Scientific classification
- Kingdom: Plantae
- Clade: Embryophytes
- Clade: Tracheophytes
- Clade: Angiosperms
- Clade: Eudicots
- Order: Saxifragales
- Family: Crassulaceae
- Genus: Kalanchoe
- Species: K. ceratophylla
- Binomial name: Kalanchoe ceratophylla Haw.
- Varieties: Kalanchoe ceratophylla var. ceratophylla; Kalanchoe ceratophylla var. indochinensis H.Ohba;
- Synonyms: Vereia ceratophylla (Haw.) D.Dietr.;

= Kalanchoe ceratophylla =

- Genus: Kalanchoe
- Species: ceratophylla
- Authority: Haw.
- Synonyms: Vereia ceratophylla (Haw.) D.Dietr.

Species of flowering plant

Kalanchoe ceratophylla is a species of flowering plant in the family Crassulaceae. It is a subshrub or herb with yellow flowers. The species is native to Asia. It is used both ornamentally, and in medicine.

Kalanchoe ceratophylla was described in 1821.

==Taxonomy==
The species was described by Adrian Hardy Haworth in 1821.

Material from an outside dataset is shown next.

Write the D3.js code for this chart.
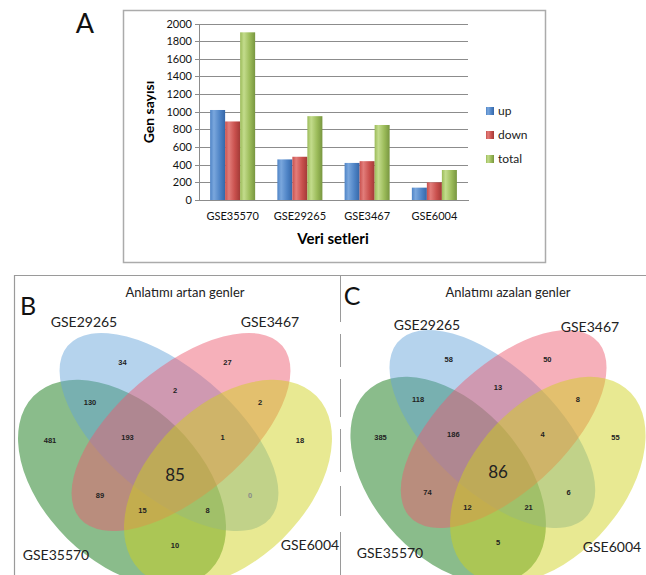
<!DOCTYPE html>
<html>
<head>
<meta charset="utf-8">
<script src="https://cdn.jsdelivr.net/npm/d3@7"></script>
<style>
  body { margin: 0; background: #fff; }
</style>
</head>
<body>
<svg id="fig" width="646" height="575"></svg>
<script>
// ---- data ----
const datasets = ['GSE35570', 'GSE29265', 'GSE3467', 'GSE6004'];
const seriesNames = ['up', 'down', 'total'];
const upCounts = [1020, 460, 420, 140];
const downCounts = [890, 490, 440, 200];
const totalCounts = [1900, 950, 850, 340];
const yTicks = [0, 200, 400, 600, 800, 1000, 1200, 1400, 1600, 1800, 2000];

// venn sets in ellipse order: blue, pink, green, yellow
const vennSets = ['GSE29265', 'GSE3467', 'GSE35570', 'GSE6004'];
// region key = membership flags in the same order as vennSets
const regionKeys = ['1000', '0100', '0010', '0001', '1100', '1010', '1001', '0110',
                    '0101', '0011', '1110', '1101', '1011', '0111', '1111'];
const upRegionCounts = [34, 27, 481, 18, 2, 130, 0, 89, 2, 10, 193, 1, 8, 15, 85];
const downRegionCounts = [58, 50, 385, 55, 13, 118, 6, 74, 8, 5, 186, 4, 21, 12, 86];

const FONT = 'Lato, "Open Sans", sans-serif';
const SMALL_FONT = '"Liberation Sans", Arial, sans-serif';

const COLORS = {
    up: ['#7aa7dd', '#4f84c6', '#3567a8'],
    down: ['#e27d7a', '#c9504d', '#a23a37'],
    total: ['#c3dc8c', '#9bbb59', '#789640'],
    grid: '#8c8c8c',
    frame: '#ababab'
};

const svg = d3.select('#fig');
const defs = svg.append('defs');

seriesNames.forEach(name => {
    const grad = defs.append('linearGradient').attr('id', 'grad_' + name)
        .attr('x1', 0).attr('x2', 1).attr('y1', 0).attr('y2', 0);
    grad.append('stop').attr('offset', '0%').attr('stop-color', COLORS[name][1]);
    grad.append('stop').attr('offset', '25%').attr('stop-color', COLORS[name][0]);
    grad.append('stop').attr('offset', '65%').attr('stop-color', COLORS[name][1]);
    grad.append('stop').attr('offset', '100%').attr('stop-color', COLORS[name][2]);
});

// ---- panel A: bar chart ----
svg.append('rect')
    .attr('x', 123.5).attr('y', 10.5).attr('width', 422).attr('height', 252)
    .attr('fill', '#fff').attr('stroke', COLORS.frame).attr('stroke-width', 1.5);

svg.append('text').attr('x', 85).attr('y', 33).attr('text-anchor', 'middle')
    .attr('font-family', FONT).attr('font-size', 27).attr('fill', '#111').text('A');

const x0 = d3.scaleBand().domain(datasets).range([199, 468]);
const x1 = d3.scaleBand().domain(seriesNames).range([0, x0.bandwidth()]).paddingOuter(0.74);
const y = d3.scaleLinear().domain([0, 2000]).range([200, 23.5]);

svg.append('g')
    .attr('transform', 'translate(199,0)')
    .call(d3.axisLeft(y).tickValues(yTicks).tickSize(-269).tickFormat(''))
    .call(g => g.select('.domain').remove())
    .call(g => g.selectAll('line').attr('stroke', COLORS.grid).attr('shape-rendering', 'crispEdges'));

const yAxis = svg.append('g')
    .attr('transform', 'translate(199,0)')
    .call(d3.axisLeft(y).tickValues(yTicks).tickFormat(d3.format('d'))
        .tickSize(4).tickSizeOuter(0).tickPadding(3));
yAxis.select('.domain').attr('stroke', COLORS.grid).attr('shape-rendering', 'crispEdges');
yAxis.selectAll('line').attr('stroke', COLORS.grid).attr('shape-rendering', 'crispEdges');
yAxis.selectAll('text').attr('font-family', FONT).attr('font-size', 11).attr('fill', '#111');

const seriesValues = { up: upCounts, down: downCounts, total: totalCounts };

const groups = svg.append('g').selectAll('g')
    .data(datasets)
    .join('g')
    .attr('transform', d => 'translate(' + x0(d) + ',0)');

groups.selectAll('rect')
    .data((d, i) => seriesNames.map(name => ({ name: name, value: seriesValues[name][i] })))
    .join('rect')
    .attr('x', d => x1(d.name))
    .attr('y', d => y(d.value))
    .attr('width', x1.bandwidth())
    .attr('height', d => y(0) - y(d.value))
    .attr('fill', d => 'url(#grad_' + d.name + ')');

const xAxis = svg.append('g')
    .attr('transform', 'translate(0,200)')
    .call(d3.axisBottom(x0).tickSize(0).tickSizeOuter(0).tickPadding(12));
xAxis.select('.domain').attr('stroke', COLORS.grid).attr('shape-rendering', 'crispEdges');
xAxis.selectAll('text').attr('font-family', FONT).attr('font-size', 11).attr('fill', '#111');

svg.append('text')
    .attr('transform', 'translate(154,112) rotate(-90)')
    .attr('text-anchor', 'middle')
    .attr('font-family', FONT).attr('font-size', 14).attr('font-weight', 'bold')
    .text('Gen sayısı');

svg.append('text')
    .attr('x', 333).attr('y', 244).attr('text-anchor', 'middle')
    .attr('font-family', FONT).attr('font-size', 15).attr('font-weight', 'bold')
    .text('Veri setleri');

const legend = svg.append('g').selectAll('g')
    .data(seriesNames)
    .join('g')
    .attr('transform', (d, i) => 'translate(486,' + (111 + i * 24) + ')');
legend.append('rect')
    .attr('x', 0).attr('y', -4).attr('width', 8).attr('height', 8)
    .attr('fill', d => 'url(#grad_' + d + ')');
legend.append('text')
    .attr('x', 12).attr('dy', '0.35em')
    .attr('font-family', FONT).attr('font-size', 12).attr('fill', '#222')
    .text(d => d);

// ---- panels B and C: venn frames ----
svg.append('path')
    .attr('d', 'M14.5,575 V275.5 H646')
    .attr('fill', 'none').attr('stroke', '#9a9a9a').attr('stroke-width', 1.2);
svg.append('line')
    .attr('x1', 340.5).attr('x2', 340.5).attr('y1', 276).attr('y2', 575)
    .attr('stroke', '#9a9a9a').attr('stroke-width', 1)
    .attr('stroke-dasharray', '46 12 33 12 38 12 43 14 30 16');

// ellipse geometry in local units around the panel centre
const ELLIPSES = [
    { color: '#64a3d9', x: -6, y: -38, a: 133, b: 64, rot: 40.4 },
    { color: '#ec5a6e', x: 6, y: -38, a: 133, b: 64, rot: -40.4 },
    { color: '#0a720c', x: -53, y: 13, a: 124, b: 78, rot: 44.5 },
    { color: '#cfd21c', x: 53, y: 13, a: 124, b: 78, rot: -44.5 }
];
const DRAW_ORDER = [2, 0, 1, 3];

function insideFlags (px, py) {
    return ELLIPSES.map(e => {
        const t = -e.rot * Math.PI / 180;
        const dx = px - e.x, dy = py - e.y;
        const u = dx * Math.cos(t) - dy * Math.sin(t);
        const v = dx * Math.sin(t) + dy * Math.cos(t);
        return (u * u) / (e.a * e.a) + (v * v) / (e.b * e.b) <= 1 ? '1' : '0';
    }).join('');
}

// label anchor = grid point deepest inside each region
function regionAnchors (bottomLimit) {
    const boundary = [];
    ELLIPSES.forEach(e => {
        const r = e.rot * Math.PI / 180;
        for (let k = 0; k < 200; k++) {
            const s = 2 * Math.PI * k / 200;
            const u = e.a * Math.cos(s), v = e.b * Math.sin(s);
            boundary.push([e.x + u * Math.cos(r) - v * Math.sin(r), e.y + u * Math.sin(r) + v * Math.cos(r)]);
        }
    });
    const best = {};
    for (let px = -175; px <= 175; px += 2.5) {
        for (let py = -150; py <= bottomLimit; py += 2.5) {
            const key = insideFlags(px, py);
            if (key === '0000') continue;
            let d2 = Infinity;
            for (const b of boundary) {
                const dd = (b[0] - px) * (b[0] - px) + (b[1] - py) * (b[1] - py);
                if (dd < d2) d2 = dd;
            }
            let depth = Math.min(Math.sqrt(d2), bottomLimit - py);
            if (!best[key] || depth > best[key].depth) best[key] = { x: px, y: py, depth: depth };
        }
    }
    return best;
}

function drawVenn (props) {
    const { cx, cy, sx, sy, counts, title, letter, letterPos, setLabels } = props;
    const g = svg.append('g');
    const local = g.append('g').attr('transform', 'translate(' + cx + ',' + cy + ') scale(' + sx + ',' + sy + ')');

    local.selectAll('ellipse')
        .data(DRAW_ORDER.map(i => ELLIPSES[i]))
        .join('ellipse')
        .attr('transform', e => 'translate(' + e.x + ',' + e.y + ') rotate(' + e.rot + ')')
        .attr('rx', e => e.a).attr('ry', e => e.b)
        .attr('fill', e => e.color).attr('fill-opacity', 0.48);

    const anchors = regionAnchors((573 - cy) / sy);
    const regions = regionKeys.map((key, i) => ({ key: key, count: counts[i], pos: anchors[key] }));

    g.selectAll('text.region')
        .data(regions)
        .join('text')
        .attr('class', 'region')
        .attr('x', d => cx + d.pos.x * sx)
        .attr('y', d => cy + d.pos.y * sy)
        .attr('dy', '0.35em')
        .attr('text-anchor', 'middle')
        .attr('font-family', d => d.key === '1111' ? FONT : SMALL_FONT)
        .attr('font-size', d => d.key === '1111' ? 17 : 7.5)
        .attr('font-weight', d => d.key === '1111' ? 'normal' : 'bold')
        .attr('fill', d => d.count === 0 ? '#8a8a8a' : '#222')
        .text(d => d.count);

    g.append('text')
        .attr('x', cx + 10).attr('y', 297).attr('text-anchor', 'middle')
        .attr('font-family', FONT).attr('font-size', 13).attr('fill', '#222')
        .text(title);

    g.append('text')
        .attr('x', letterPos[0]).attr('y', letterPos[1]).attr('text-anchor', 'middle')
        .attr('font-family', FONT).attr('font-size', 25).attr('fill', '#111')
        .text(letter);

    g.selectAll('text.setLabel')
        .data(vennSets)
        .join('text')
        .attr('class', 'setLabel')
        .attr('x', (d, i) => cx + setLabels[i][0])
        .attr('y', (d, i) => setLabels[i][1])
        .attr('text-anchor', 'middle')
        .attr('font-family', FONT).attr('font-size', 14).attr('fill', '#222')
        .text(d => d);
}

drawVenn({
    cx: 175, cy: 470, sx: 1, sy: 1,
    counts: upRegionCounts,
    title: 'Anlatımı artan genler',
    letter: 'B', letterPos: [28, 315],
    setLabels: [[-91, 327], [95, 327], [-119, 560], [135, 550]]
});

drawVenn({
    cx: 498, cy: 467, sx: 0.94, sy: 1,
    counts: downRegionCounts,
    title: 'Anlatımı azalan genler',
    letter: 'C', letterPos: [352, 305],
    setLabels: [[-71, 330], [92, 332], [-108, 558], [114, 552]]
});
</script>
</body>
</html>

Two varieties are recognised:
- Kalanchoe ceratophylla var. ceratophylla
- Kalanchoe ceratophylla var. indochinensis H.Ohba

==Distribution==
Kalanchoe ceratophylla is native to the subtropical biome of India (Assam), Bangladesh, Cambodia, south-central and south-east China (Fujian, Guangdong, Guangxi, and Yunnan), Laos, Myanmar, the Philippines, Taiwan, Thailand, and Vietnam.

==Description==
Kalanchoe ceratophylla is a perennial subshrub or herb that grows 20-100 cm tall.

The leaves are 8-15 cm long, and grow on 2.5-4 cm long stems. The plant also has leaflets with serrated margins.

The inflorescence is 10-30 cm long. The sepals are lanceolate, and 4-10 mm long. The corolla is yellow, with a tube around 1.5 cm long, and 5-6 mm lobes. The plant flowers in March.

==Uses==
Kalanchoe ceratophylla is cultivated ornamentally. The whole plant is used in medicine.

==Nomenclature==
In Chinese, the species is known as 小燈籠草 (xiao deng long cao) or 伽蓝菜 (jia lan cai).